For instance, if I may think that John owns a Subaru because I see him driving it yet I don’t exactly know if he owns the Subaru that he drives or a different Subaru. Similarly, unknown to me, I may assume Kelvin to be owning a Subaru although I lack any reason to think that way because I have never seen him driving one or I have on several occasions seen him taking a train for most of the commutations. Supposing p is the statement, “Either John or Kelvin owns a Subaru.” I believe p is true. I have tangible reasons to believe p, and I have access to the grounds. Therefore, according to the simple theory, I know… However, I may want to say I know p because coincidence forms the basis for my belief.

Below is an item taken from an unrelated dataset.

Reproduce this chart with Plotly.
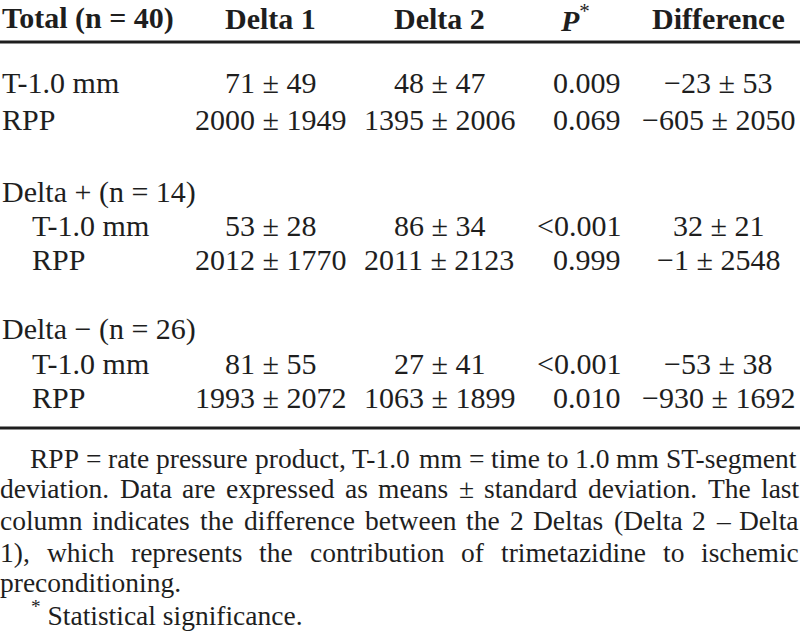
import plotly.graph_objects as go

# ---- data ----
header = ["Total (n = 40)", "Delta 1", "Delta 2", "P*", "Difference"]
row_labels = ["T-1.0 mm", "RPP", "T-1.0 mm", "RPP", "T-1.0 mm", "RPP"]
group_labels = ["Delta + (n = 14)", "Delta \u2212 (n = 26)"]
delta1_mean = [71, 2000, 53, 2012, 81, 1993]
delta1_sd = [49, 1949, 28, 1770, 55, 2072]
delta2_mean = [48, 1395, 86, 2011, 27, 1063]
delta2_sd = [47, 2006, 34, 2123, 41, 1899]
p_values = ["0.009", "0.069", "<0.001", "0.999", "<0.001", "0.010"]
diff_mean = [-23, -605, 32, -1, -53, -930]
diff_sd = [53, 2050, 21, 2548, 38, 1692]
footnote_lines = [
    "RPP = rate pressure product, T-1.0 mm = time to 1.0 mm ST-segment",
    "deviation. Data are expressed as means \u00b1 standard deviation. The last",
    "column indicates the difference between the 2 Deltas (Delta 2 \u2013 Delta",
    "1), which represents the contribution of trimetazidine to ischemic",
    "preconditioning.",
]
footnote_star = "Statistical significance."

FONT = "Liberation Serif, Times New Roman, serif"
INK = "#1e1e1e"
FS = 30
FN = 27.5

# layout positions (pixels)
row_y = [82, 119, 225, 259, 363, 397]
group_y = [192, 329]
row_x = [2, 2, 32, 32, 32, 32]
col_d1, col_d2, col_p, col_diff = 270, 439, 621, 718
foot_y = [458, 488, 520, 552, 582]
foot_left = [30, 0, 0, 0, 0]
foot_justify = [True, True, True, True, False]
FOOT_RIGHT = 799

# Times-compatible advance widths (1/1000 em) used to justify the footnote
W = {" ": 250, "(": 333, ")": 333, ",": 250, "-": 333, ".": 250, "=": 564,
     "\u00b1": 549, "\u2013": 500,
     "A": 722, "B": 667, "C": 667, "D": 722, "E": 611, "F": 556, "G": 722,
     "H": 722, "I": 333, "J": 389, "K": 722, "L": 611, "M": 889, "N": 722,
     "O": 722, "P": 556, "Q": 722, "R": 667, "S": 556, "T": 611, "U": 722,
     "V": 722, "W": 944, "X": 722, "Y": 722, "Z": 611,
     "a": 444, "b": 500, "c": 444, "d": 500, "e": 444, "f": 333, "g": 500,
     "h": 500, "i": 278, "j": 278, "k": 500, "l": 278, "m": 778, "n": 500,
     "o": 500, "p": 500, "q": 500, "r": 333, "s": 389, "t": 278, "u": 500,
     "v": 500, "w": 722, "x": 500, "y": 500, "z": 444}


def tw(s, size):
    return sum(W.get(c, 500) for c in s) * size / 1000.0


def pm(m, s):
    ms = ("\u2212" + str(abs(m))) if m < 0 else str(m)
    return f"{ms} \u00b1 {s}"


ann = []


def add(text, x, y, anchor="left", size=FS, bold=False):
    if bold:
        text = f"<b>{text}</b>"
    ann.append(dict(text=text, x=x, y=y, xref="x", yref="y", xanchor=anchor,
                    yanchor="middle", showarrow=False, borderpad=0, borderwidth=0,
                    font=dict(family=FONT, size=size, color=INK)))


# header
add(header[0], 2, 18, "left", bold=True)
add(header[1], col_d1, 18, "center", bold=True)
add(header[2], col_d2, 18, "center", bold=True)
add("<b><i>P</i></b><sup>*</sup>", 575, 18, "center")
add(header[4], col_diff, 18, "center", bold=True)

for g, gy in zip(group_labels, group_y):
    add(g, 2, gy, "left")

for i in range(len(row_labels)):
    y = row_y[i]
    add(row_labels[i], row_x[i], y, "left")
    add(pm(delta1_mean[i], delta1_sd[i]), col_d1, y, "center")
    add(pm(delta2_mean[i], delta2_sd[i]), col_d2, y, "center")
    add(p_values[i], col_p, y, "right")
    add(pm(diff_mean[i], diff_sd[i]), col_diff, y, "center")

# justified footnote paragraph
for line, x0, y, just in zip(footnote_lines, foot_left, foot_y, foot_justify):
    if not just:
        add(line, x0, y, "left", size=FN)
        continue
    words = line.split(" ")
    widths = [tw(w, FN) for w in words]
    gap = (FOOT_RIGHT - x0 - sum(widths)) / (len(words) - 1)
    x = x0
    for w, wd in zip(words, widths):
        add(w, x, y, "left", size=FN)
        x += wd + gap
add("<sup>*</sup> " + footnote_star, 31, 613, "left", size=FN)

shapes = [
    dict(type="line", xref="x", yref="y", x0=0, x1=800, y0=42, y1=42,
         line=dict(color=INK, width=3)),
    dict(type="line", xref="x", yref="y", x0=0, x1=800, y0=428, y1=428,
         line=dict(color=INK, width=3)),
]

fig = go.Figure()
fig.update_layout(
    width=800, height=632,
    margin=dict(l=0, r=0, t=0, b=0),
    paper_bgcolor="white", plot_bgcolor="white",
    xaxis=dict(range=[0, 800], visible=False, fixedrange=True),
    yaxis=dict(range=[632, 0], visible=False, fixedrange=True),
    annotations=ann, shapes=shapes, showlegend=False,
)
fig.write_html("out.html", config={"displayModeBar": False, "staticPlot": True},
               post_script="document.body.style.margin='0';document.body.style.padding='0';")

Nozick’s explanations tend to avoid Gettier problems despite the fact that the need to solve those problems was the motivation behind the theory (Hetherington, 2010). Conditions (1) and (2) of the argument are true belief supplements with other two subjective conditions (3) and (4). We can combine the simple theory with that of Nozick to meet Kripke’s objection and the problems from Gettier. Seeking conclusive reasons can result to a skeptic situation. Consequently, we may be left without knowing anything. This theory, however, may also not work. It only succeeds in evading Gettier problems but fail to satisfy Kripke. Consider the example below:

George is waiting outside Mr. Humphrey’s office to talk to Mr. Humphrey. He sees Mr. Humphrey’s identical twin enter the room and he mistakes him for Mr. Humphrey because he is not aware that Mr. Humphrey has a twin brother. Mr. Humphrey’s secretary informs George that Mr. Humphrey is in the office-not after seeing his twin brother enter the office but because she is sure Mr. Humphrey is in the office and she has the tendency of reporting correctly whatever she knows about the whereabouts of Mr. Humphrey. Suppose George has fallen in love with Mr. Humphrey’s secretary as he is seeing her for the first time, he may probably believe whatever she tells him. He also doesn’t know that she happens to be highly trustworthy when reporting the whereabouts of Mr. Humphrey.

In the above example, conditions (1) and (4) are satisfied: Mr. Humphrey is in the office, and George believes Mr. Humphrey is the office. George has genuine reasons to believe the presence of Mr. Humphrey in his office; he saw someone identical to Mr. Humphrey enter Mr. Humphrey’s office. If Mr. Humphrey weren’t in the office, his secretary would definitely tell George that Mr. Humphrey wasn’t in the office, and George would believe Mr. Humphrey wasn’t in his office. If Mr. Humphrey wasn’t in the office in other comparable circumstances, then George would again feel Mr. Humphrey was in the office. Although this theory is an improvement on that of Nozick as it needs a knowledge bearer to have access to genuine reasons to believe in particular circumstances. The theory still gives an allowance for the reasons to be wrong ones. In George’s case, his reason is that he saw Mr. Humphrey enters the office-it was a wrong idea.


The paper has discussed Nozick’s theory of knowledge and the various assumptions on its view of knowledge. From the theory, different conditions are drawn to determine the truthfulness or the wrongness of a situation. Numerous illustrations have been used to elaborate the arguments of the theory from skeptic viewpoints. The essay has also proceeded to look at some of the objections to Nozick’s response to sceptical arguments. DeRose’s was the first objection, and it argues that rejecting the principle of closure is a form of counter-intuition. According to this objection, it seems fair to adopt contextualism when responding to scepticism. DeRose might be right that contextualism offers a plausible response, although contextualism has not has had an in-depth consideration in this paper. The second objection is more general than being specific as put forward by Kripke. Kripke’s objections have a force, and it is not easy to identify the solution that it suggests. The paper has discussed how two immature theories failed in providing reasonable answers. It is feasible to say that the types of contextualism can offer much better solutions although a deeper investigation into the matter is of great importance to ascertain the feasibility.